Como muchos lectores,
había resentido como propio el ultraje que maquinó Luis Echeverría para sacar a
Scherer de la dirección de Excélsior,
porque leyendo a sus brillantes columnistas, que iban del sabio Daniel Cosío
Villegas al iconoclasta humorista Jorge Ibargüengoitia, habíamos descubierto la
realidad del país, velada por el resto de los medios impresos y electrónicos.
Como  incipiente reportero del diario unomásuno, escuché todo tipo de
historias sobre don Julio Scherer. Vale recordar que tanto Proceso como el diario mencionado tuvieron como pie de cría, por
así decirlo, a los reporteros, redactores y colaboradores que se fueron a la
calle con don Julio. Por ejemplo, el primer jefe de la sección cultural del unomásuno fue Rodolfo Rojas Zea, el
reportero estrella de tal materia en el Excélsior dirigido por Scherer. Ellos
eran los divinos, los bien trajeados, los reporteros con mundo y buenas
relaciones, aunque fuimos los pinches chavos sin pasado ni credenciales
periodísticas quienes nos revelamos en contra de la pirámide invertida y, sin
saberlo, iniciamos el nuevo periodismo cultural en México.
En los años 80 la
verdadera mesa de redacción de los medios impresos estaba en las cantinas, y en
tal confesionario supe del vigor físico e intelectual de don Julio, de su
bonhomía, de su terquedad reporteril, de su visión periodística, de su pasión
por el oficio y de su habilidad para relacionarse con el poder sin darle las
nalgas, con perdón de la expresión tabernaria. Los expulsados de Excélsior reconocían sin cortapisas la
renovación periodística que vivió el periódico con Scherer García, alababan sin
peros la postura crítica de su dirigencia, más a la cuarta cuba comenzaban a
lamentar la imprudencia de su director por rodearse de intelectuales ajenos a
la realidad del oficio, y al final de la copa decían que fue un error salirse del
periódico que les daba fama y fortuna, tan precipitadamente.
Para los lectores de Excélsior metidos a periodistas por
diversos azares del destino, don Julio era el Rey Arturo de nuestra mesa
redonda, el paladín de la libertad de expresión, el paradigma del oficio y la
cara luminosa y afable del campeón de la prensa escrita, mientras nosotros
teníamos como líder al lado oscuro del cuarto poder; al Darth Vader del periodismo,
al temido y fascinante Manuel Becerra Acosta, otro periodista de excepción, así
fuera por los motivos contrarios a la excepcionalidad de Julio Scherer.

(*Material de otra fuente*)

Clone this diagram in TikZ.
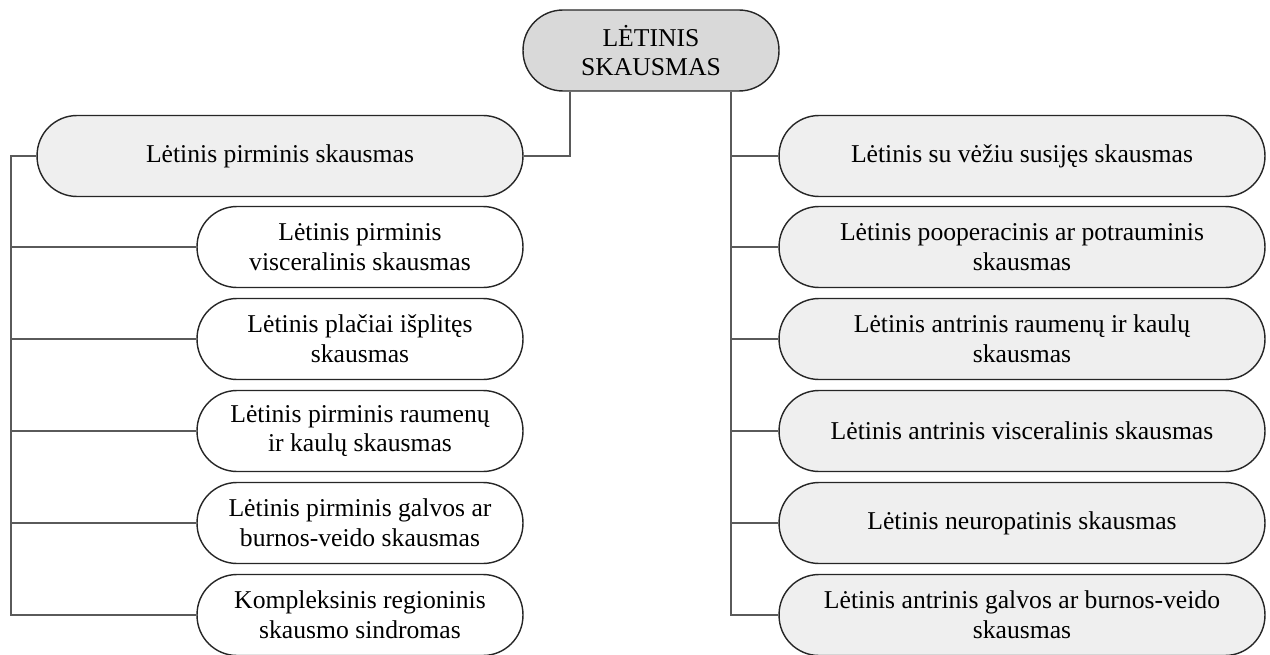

Por
cierto, estos dos periodistas de lujo eran diferentes en todo pero compartían
una ambición: la literatura.
Sólo tuve una
conversación con don Julio con motivo del Primer Encuentro de Periodismo
Cultural de Iberoamérica que organicé en los años 90 en el puerto de Veracruz.

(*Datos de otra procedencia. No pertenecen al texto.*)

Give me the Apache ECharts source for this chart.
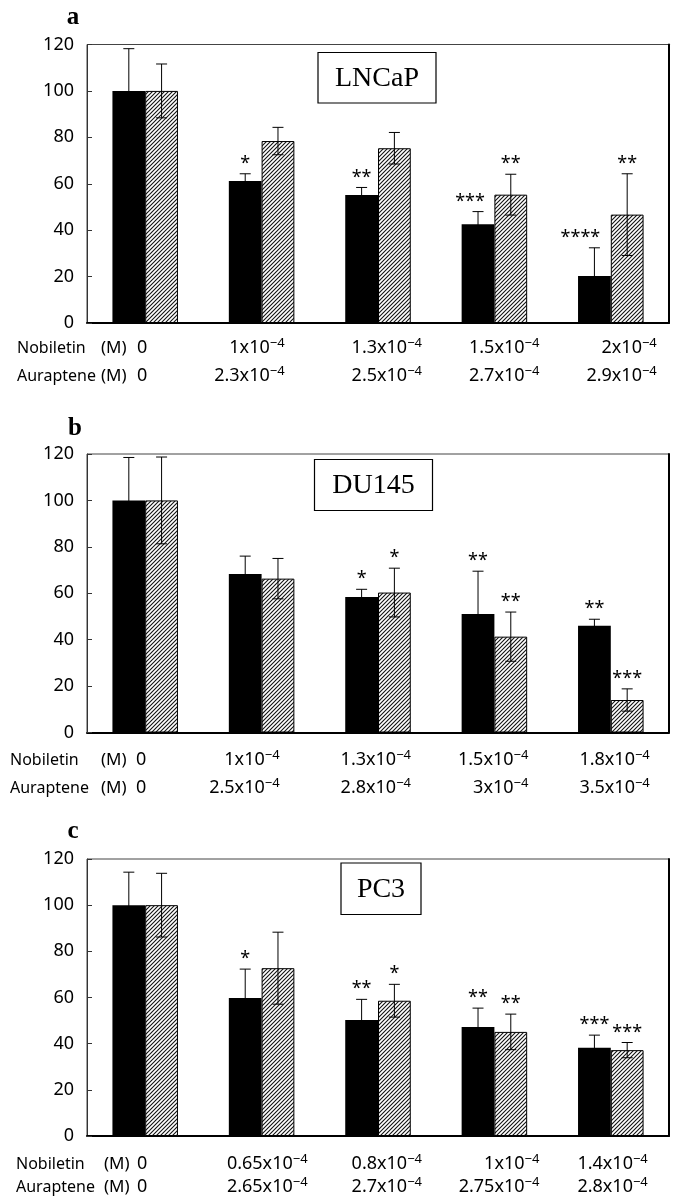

Naturalmente había invitado a Proceso como
la única revista cultural del encuentro porque para mí resultaba
imprescindible. Pero uno de los platos fuertes de la reunión era la exposición
de los suplementos culturales de los 22 diarios de los 22 países de habla
española que conforman Iberoamérica, así que el diario Excélsior contaba con dos acreditaciones, una de la sección
cultural y otra del suplemento. A pesar de los años trascurridos, la herida de
1976 seguía abierta y don Julio atendió mi llamada al saber que Proceso no acudiría al encuentro
precisamente por ese detalle; le parecía, me dijo por el auricular, que de tal
modo la invitación no era equitativa.
No había sido nada
sencillo convencer a los directivos de los diarios más representativos de
España y Latinoamérica para que acudieran a la reunión, porque en el ejercicio
de la interrogación, la sospecha y la duda son parte del mismo condimento. Pero
lo había logrado parlando cara a cara con el ahora inalcanzable Juan Luis
Cebrián, primer director del diario El
País
, de España, o con el director de la Folha De S. Paulo que tiraba en
ese tiempo un millón de ejemplares. Pero al escuchar a don Julio me quedé
atónito, sin capacidad de respuesta, como si estuviera escuchando la voz del
Santo Padre del periodismo mexicano, sobre todo porque después de la negativa
tuvo palabras amables para mi trabajo como periodista y crítico de teatro.
Mencionó a Vicente Leñero y me deseó éxito en mi empresa.

En el momento de su
muerte, su voz resuena en mi oído como un canto gregoriano, como la voz que
convenció a tantos poderosos y tantos hijos de la chingada para dejarse
entrevistar, para contar su historia. Para un hijo de la segunda mitad del
siglo XX mexicano, para un periodista de la última dinastía de la letra
impresa, para un  lector que se formó
como reportero (sin sospecharlo), en el “Excélsior de Scherer”, para un
admirador de las páginas culturales de Proceso,
la muerte de don Julio es una perdida personal, un fin de siglo, la señal de
que algo estará más podrido en Dinamarca, ya sin la espada de fuego contra el
poder del mejor periodista mexicano de la era moderna.